I constructed this Szilassi polyhedron out of poster paper and tape using the pattern from David King’s Hall of Hexagons.
Norton Starr
Above are photographs of the two sides of Norton Starr’s painted hydrostone torus depicting the Ungar-Leech map. One of the nice features of this map is that you can see all seven colors touching each other in a single view, the left-hand view above. This model is featured on the cover of David Gay’s book Explorations in Topology: Map Coloring, Surfaces and Knots.
sarah-marie belcastro and Carolyn Yackel
As part of their incredible work in mathematical fiber arts, sarah-marie belcastro and Carolyn Yackel created the two tori below. The upper torus was knit by belcastro, and the lower torus was crocheted by Yackel. In order to adapt the seven-color torus to yarn-based media, they had to develop their own seven-color configuration.
In fact, these torus maps are duals of each other. While Yackel’s torus is a map with seven countries each of which shares a border with all the others, belcastro’s is a graph with seven vertices (only three of which are visible in the image above) each of which is connected by an edge to all of the others. In more mathematical terms, the upper torus represents an embedding of the complete graph on seven vertices (K7) on the torus. There is a one-to-one correspondence between belcastro’s vertices and Yackel’s countries, and a matching correspondence between belcastro’s edges and Yackel’s borders between countries.
Yackel and belcastro have also designed a pattern for an eight-colored surface of uniform curvature that is a topological two-holed torus.
Moira Chas
Moira Chas has crocheted a prodigious collection of seven-color tori as well as maximal colorings of various multi-hole tori. Here is a small sample of her work; you can see much more at her Map Coloring with Crochet page and her feature column for the American Mathematical Society.
Sophie Sommer
In a similarly crafty vein, Sophie Sommer developed her own pattern for a seven-colored beaded crochet bracelet, a feat made all the more impressive by the fact that she invented the pattern during her senior year of high school. One of Sommer’s bracelets is pictured below.
Sommer has graciously shared her pattern for this bracelet.
Sophie Sommer, Ellie Baker, and Susan Goldstine
Sophie Sommer, Ellie Baker and I developed some refinements and expansions of Sommer’s first seven-color torus bracelet, displayed in our joint artwork Seven-Color Torus Series in Bead-Crochet, which was part of the Joint Mathematics Meetings Exhibition of Mathematical Art in 2010. Like sarah-marie belcastro’s knitted torus above, the bracelet in the bottom right depicts an embedded complete graph on seven vertices.
The patterns for three of these bracelets (including Sommer’s original pattern linked above) appear in the book Crafting Conundrums: Puzzles and Patterns for the Bead Crochet Artist, by Baker and me.
Skona Brittain
Continuing the fashion theme, Skona Brittain designed and made this seven-color-map belt.

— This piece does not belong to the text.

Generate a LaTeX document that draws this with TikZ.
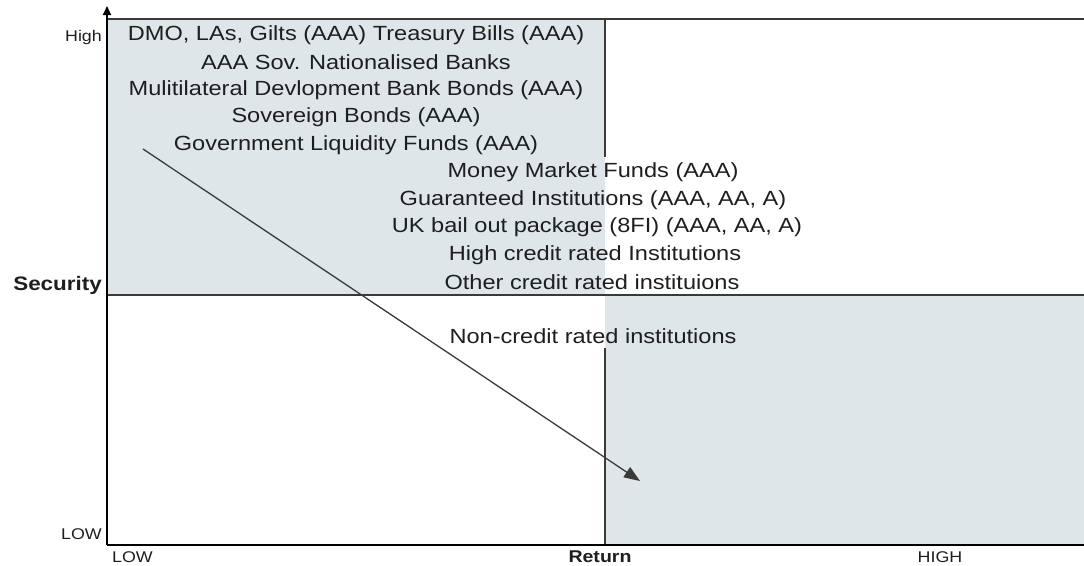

She deliberately arranged the countries so that the colors she most likes to wear appear on the outside of the belt.
Ellie Baker
This is an infinity scarf that Ellie Baker made with fabric of her own design printed by Spoonflower. The scarf is a rectangle of fabric with opposite edges sewn together, giving an essentially "flat" torus with a rendition of the Ungar-Leech map.
Here is the pattern for the fabric rectangle before sewing.
Faye Goldman
Above is Seven Sided Seven Color Torus, an origami artwork by Faye E. Goldman from the 2015 Joint Mathematics Meetings Art Exhibition. Goldman used over 3200 strips of ribbon, folded with the Snapology technique developed by Heinz Strobl.